● **What is asked**: Repeat exactly the lines running from the first line of the data to the line containing "1.875, 1.925, 1.975];", both ends included, and nothing else; drop the pictures.

● **Data**:
********************

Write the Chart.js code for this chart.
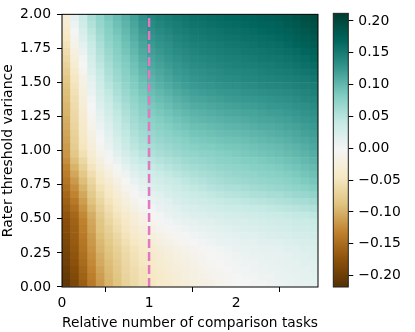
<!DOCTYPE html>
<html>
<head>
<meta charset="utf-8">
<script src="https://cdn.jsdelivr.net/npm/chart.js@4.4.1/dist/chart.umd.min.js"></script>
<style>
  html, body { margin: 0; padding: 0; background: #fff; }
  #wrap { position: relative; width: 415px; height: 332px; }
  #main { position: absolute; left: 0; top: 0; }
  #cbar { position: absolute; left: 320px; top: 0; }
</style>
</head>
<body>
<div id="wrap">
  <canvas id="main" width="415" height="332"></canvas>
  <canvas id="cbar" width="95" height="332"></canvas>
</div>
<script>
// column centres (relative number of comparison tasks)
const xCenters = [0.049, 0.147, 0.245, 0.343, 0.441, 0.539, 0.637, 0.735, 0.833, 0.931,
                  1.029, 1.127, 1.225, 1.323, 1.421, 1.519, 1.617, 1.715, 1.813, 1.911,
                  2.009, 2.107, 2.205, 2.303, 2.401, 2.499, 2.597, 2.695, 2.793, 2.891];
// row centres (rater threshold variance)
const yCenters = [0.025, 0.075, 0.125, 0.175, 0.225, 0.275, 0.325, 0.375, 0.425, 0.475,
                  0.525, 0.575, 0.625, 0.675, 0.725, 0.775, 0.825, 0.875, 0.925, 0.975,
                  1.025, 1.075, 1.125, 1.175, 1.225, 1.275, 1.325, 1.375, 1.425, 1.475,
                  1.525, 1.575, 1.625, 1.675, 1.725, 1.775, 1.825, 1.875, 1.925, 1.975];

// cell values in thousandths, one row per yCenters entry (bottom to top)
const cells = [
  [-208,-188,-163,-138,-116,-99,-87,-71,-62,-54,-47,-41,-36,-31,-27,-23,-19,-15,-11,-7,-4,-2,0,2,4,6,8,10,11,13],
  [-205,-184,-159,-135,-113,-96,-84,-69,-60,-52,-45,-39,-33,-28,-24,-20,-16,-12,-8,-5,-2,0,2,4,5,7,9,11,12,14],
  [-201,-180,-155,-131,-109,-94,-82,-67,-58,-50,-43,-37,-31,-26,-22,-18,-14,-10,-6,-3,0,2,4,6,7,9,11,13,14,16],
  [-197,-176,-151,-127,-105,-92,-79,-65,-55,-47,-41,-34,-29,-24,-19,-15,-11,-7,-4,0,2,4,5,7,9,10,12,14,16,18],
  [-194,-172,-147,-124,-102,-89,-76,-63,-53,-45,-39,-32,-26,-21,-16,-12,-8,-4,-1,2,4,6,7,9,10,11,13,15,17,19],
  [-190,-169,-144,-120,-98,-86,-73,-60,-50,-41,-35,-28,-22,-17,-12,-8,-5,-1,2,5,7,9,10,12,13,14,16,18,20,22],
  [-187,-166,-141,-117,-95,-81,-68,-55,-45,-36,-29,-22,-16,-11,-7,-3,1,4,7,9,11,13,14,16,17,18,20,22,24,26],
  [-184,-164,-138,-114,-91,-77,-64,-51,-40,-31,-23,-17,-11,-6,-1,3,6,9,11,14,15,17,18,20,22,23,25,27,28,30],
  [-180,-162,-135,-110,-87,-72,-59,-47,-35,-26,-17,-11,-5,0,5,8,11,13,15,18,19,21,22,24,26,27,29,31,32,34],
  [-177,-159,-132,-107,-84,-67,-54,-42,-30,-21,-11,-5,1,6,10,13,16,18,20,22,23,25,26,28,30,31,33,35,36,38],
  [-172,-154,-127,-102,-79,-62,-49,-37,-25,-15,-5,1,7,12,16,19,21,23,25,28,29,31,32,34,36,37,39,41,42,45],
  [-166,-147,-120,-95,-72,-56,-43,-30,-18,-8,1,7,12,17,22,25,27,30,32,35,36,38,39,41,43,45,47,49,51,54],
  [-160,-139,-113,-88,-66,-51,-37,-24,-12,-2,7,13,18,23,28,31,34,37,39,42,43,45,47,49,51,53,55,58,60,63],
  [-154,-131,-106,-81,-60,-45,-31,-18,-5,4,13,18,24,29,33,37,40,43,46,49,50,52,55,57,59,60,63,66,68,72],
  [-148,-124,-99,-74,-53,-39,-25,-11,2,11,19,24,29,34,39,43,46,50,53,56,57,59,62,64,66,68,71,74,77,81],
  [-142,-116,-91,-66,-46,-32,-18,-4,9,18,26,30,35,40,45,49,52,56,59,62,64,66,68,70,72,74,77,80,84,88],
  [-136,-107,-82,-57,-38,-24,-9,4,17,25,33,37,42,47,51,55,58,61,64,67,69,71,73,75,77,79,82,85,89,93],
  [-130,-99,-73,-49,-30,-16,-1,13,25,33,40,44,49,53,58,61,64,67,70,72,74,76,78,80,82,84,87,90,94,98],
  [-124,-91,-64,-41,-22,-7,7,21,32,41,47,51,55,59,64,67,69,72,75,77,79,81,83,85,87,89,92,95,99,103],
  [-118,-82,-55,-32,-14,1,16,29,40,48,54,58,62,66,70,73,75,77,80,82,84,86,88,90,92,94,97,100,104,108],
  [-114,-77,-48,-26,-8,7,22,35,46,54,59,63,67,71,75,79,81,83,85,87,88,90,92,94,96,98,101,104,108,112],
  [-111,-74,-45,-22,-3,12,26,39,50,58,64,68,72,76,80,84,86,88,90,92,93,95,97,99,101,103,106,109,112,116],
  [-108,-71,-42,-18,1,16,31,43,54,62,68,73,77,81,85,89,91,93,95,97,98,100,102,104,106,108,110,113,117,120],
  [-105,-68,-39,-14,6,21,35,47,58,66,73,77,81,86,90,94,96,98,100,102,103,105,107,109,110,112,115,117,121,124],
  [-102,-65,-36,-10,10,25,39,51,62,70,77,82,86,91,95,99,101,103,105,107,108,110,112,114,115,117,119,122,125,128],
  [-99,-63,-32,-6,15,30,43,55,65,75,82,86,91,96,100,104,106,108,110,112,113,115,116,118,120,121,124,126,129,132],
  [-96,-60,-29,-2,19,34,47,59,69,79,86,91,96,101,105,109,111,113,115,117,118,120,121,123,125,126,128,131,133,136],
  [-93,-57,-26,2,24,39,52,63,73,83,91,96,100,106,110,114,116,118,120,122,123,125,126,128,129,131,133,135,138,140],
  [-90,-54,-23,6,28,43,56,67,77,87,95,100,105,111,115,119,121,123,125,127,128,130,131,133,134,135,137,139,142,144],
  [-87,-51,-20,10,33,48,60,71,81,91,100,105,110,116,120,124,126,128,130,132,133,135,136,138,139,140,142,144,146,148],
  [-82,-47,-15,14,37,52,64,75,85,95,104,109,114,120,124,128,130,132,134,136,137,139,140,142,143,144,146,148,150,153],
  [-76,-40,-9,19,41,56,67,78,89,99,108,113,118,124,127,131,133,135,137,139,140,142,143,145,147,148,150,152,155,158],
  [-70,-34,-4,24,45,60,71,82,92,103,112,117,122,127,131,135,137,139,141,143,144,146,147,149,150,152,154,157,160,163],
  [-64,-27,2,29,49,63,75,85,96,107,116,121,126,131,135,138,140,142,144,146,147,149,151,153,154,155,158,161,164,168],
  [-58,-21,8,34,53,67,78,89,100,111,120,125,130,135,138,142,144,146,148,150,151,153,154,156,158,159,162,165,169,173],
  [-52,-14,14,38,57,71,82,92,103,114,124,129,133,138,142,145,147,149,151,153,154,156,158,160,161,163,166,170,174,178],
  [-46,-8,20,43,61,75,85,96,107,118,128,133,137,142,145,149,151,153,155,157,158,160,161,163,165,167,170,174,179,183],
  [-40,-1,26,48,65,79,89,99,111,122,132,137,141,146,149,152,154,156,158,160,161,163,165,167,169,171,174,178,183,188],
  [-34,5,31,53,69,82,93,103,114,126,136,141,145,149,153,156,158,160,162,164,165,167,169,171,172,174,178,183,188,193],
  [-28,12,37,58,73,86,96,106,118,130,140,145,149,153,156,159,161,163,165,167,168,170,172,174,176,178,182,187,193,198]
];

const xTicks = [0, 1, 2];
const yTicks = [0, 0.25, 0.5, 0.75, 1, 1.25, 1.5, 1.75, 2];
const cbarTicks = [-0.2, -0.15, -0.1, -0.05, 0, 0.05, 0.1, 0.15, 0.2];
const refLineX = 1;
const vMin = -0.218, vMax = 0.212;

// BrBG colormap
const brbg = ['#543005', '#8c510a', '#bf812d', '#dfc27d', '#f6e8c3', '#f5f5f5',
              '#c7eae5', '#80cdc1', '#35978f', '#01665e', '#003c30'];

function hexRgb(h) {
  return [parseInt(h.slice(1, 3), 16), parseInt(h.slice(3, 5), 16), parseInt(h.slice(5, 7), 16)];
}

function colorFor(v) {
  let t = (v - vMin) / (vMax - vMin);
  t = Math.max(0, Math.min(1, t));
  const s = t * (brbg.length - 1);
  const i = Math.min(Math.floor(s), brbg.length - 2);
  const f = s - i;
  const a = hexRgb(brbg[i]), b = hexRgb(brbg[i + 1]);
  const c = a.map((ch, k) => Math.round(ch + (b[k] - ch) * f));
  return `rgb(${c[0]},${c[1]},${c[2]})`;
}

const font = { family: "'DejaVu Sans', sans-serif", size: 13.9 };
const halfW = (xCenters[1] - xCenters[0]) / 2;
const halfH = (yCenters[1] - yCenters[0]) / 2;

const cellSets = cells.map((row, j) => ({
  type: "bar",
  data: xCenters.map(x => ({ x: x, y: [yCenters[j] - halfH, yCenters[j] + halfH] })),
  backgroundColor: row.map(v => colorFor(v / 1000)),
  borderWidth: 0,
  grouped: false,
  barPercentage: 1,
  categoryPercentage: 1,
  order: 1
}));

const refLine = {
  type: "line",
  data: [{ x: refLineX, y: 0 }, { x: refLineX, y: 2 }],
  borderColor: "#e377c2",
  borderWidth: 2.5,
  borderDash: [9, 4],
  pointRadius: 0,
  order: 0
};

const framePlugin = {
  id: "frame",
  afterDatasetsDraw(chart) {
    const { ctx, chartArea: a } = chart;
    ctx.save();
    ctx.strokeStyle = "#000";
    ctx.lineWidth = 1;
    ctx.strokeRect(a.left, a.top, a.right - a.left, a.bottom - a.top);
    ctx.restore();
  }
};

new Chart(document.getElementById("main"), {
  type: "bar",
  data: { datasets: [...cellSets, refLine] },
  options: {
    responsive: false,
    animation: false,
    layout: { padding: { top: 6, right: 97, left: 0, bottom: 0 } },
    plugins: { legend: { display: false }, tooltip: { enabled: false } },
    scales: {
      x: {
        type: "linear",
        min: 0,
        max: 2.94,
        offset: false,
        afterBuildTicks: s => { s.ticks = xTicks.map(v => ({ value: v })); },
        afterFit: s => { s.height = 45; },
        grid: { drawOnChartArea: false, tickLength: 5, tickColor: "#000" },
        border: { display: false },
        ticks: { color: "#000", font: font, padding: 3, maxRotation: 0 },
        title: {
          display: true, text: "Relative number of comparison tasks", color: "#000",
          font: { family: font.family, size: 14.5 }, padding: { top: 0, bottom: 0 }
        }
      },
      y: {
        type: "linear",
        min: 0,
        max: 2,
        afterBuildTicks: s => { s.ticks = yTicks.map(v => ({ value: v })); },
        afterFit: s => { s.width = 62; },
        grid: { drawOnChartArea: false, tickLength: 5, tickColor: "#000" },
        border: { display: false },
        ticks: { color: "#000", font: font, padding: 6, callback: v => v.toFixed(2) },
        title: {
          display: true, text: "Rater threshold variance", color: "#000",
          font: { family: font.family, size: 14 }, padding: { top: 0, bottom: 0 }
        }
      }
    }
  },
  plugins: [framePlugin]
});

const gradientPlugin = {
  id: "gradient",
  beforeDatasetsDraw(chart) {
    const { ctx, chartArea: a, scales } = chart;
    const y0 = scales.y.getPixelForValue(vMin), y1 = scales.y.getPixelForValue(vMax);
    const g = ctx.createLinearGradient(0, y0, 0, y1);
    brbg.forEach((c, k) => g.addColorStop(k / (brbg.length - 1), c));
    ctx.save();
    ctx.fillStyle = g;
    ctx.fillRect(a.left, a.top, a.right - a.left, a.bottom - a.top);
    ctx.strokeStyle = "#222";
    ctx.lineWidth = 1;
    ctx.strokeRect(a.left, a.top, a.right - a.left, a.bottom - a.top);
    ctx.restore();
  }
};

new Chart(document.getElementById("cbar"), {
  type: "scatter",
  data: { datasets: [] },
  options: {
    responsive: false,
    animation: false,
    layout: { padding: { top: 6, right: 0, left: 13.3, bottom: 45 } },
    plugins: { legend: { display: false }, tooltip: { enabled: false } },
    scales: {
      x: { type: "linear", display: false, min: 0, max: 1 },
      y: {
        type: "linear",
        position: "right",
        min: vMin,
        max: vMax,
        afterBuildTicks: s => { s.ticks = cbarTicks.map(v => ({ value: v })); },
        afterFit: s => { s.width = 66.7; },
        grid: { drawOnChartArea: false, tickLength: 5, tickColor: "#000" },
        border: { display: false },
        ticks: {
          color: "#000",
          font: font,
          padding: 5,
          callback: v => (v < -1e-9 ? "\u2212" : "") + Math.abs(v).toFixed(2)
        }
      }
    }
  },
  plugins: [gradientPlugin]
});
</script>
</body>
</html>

********************

● **Problem solution**:
Write the Chart.js code for this chart.
<!DOCTYPE html>
<html>
<head>
<meta charset="utf-8">
<script src="https://cdn.jsdelivr.net/npm/chart.js@4.4.1/dist/chart.umd.min.js"></script>
<style>
  html, body { margin: 0; padding: 0; background: #fff; }
  #wrap { position: relative; width: 415px; height: 332px; }
  #main { position: absolute; left: 0; top: 0; }
  #cbar { position: absolute; left: 320px; top: 0; }
</style>
</head>
<body>
<div id="wrap">
  <canvas id="main" width="415" height="332"></canvas>
  <canvas id="cbar" width="95" height="332"></canvas>
</div>
<script>
// column centres (relative number of comparison tasks)
const xCenters = [0.049, 0.147, 0.245, 0.343, 0.441, 0.539, 0.637, 0.735, 0.833, 0.931,
                  1.029, 1.127, 1.225, 1.323, 1.421, 1.519, 1.617, 1.715, 1.813, 1.911,
                  2.009, 2.107, 2.205, 2.303, 2.401, 2.499, 2.597, 2.695, 2.793, 2.891];
// row centres (rater threshold variance)
const yCenters = [0.025, 0.075, 0.125, 0.175, 0.225, 0.275, 0.325, 0.375, 0.425, 0.475,
                  0.525, 0.575, 0.625, 0.675, 0.725, 0.775, 0.825, 0.875, 0.925, 0.975,
                  1.025, 1.075, 1.125, 1.175, 1.225, 1.275, 1.325, 1.375, 1.425, 1.475,
                  1.525, 1.575, 1.625, 1.675, 1.725, 1.775, 1.825, 1.875, 1.925, 1.975];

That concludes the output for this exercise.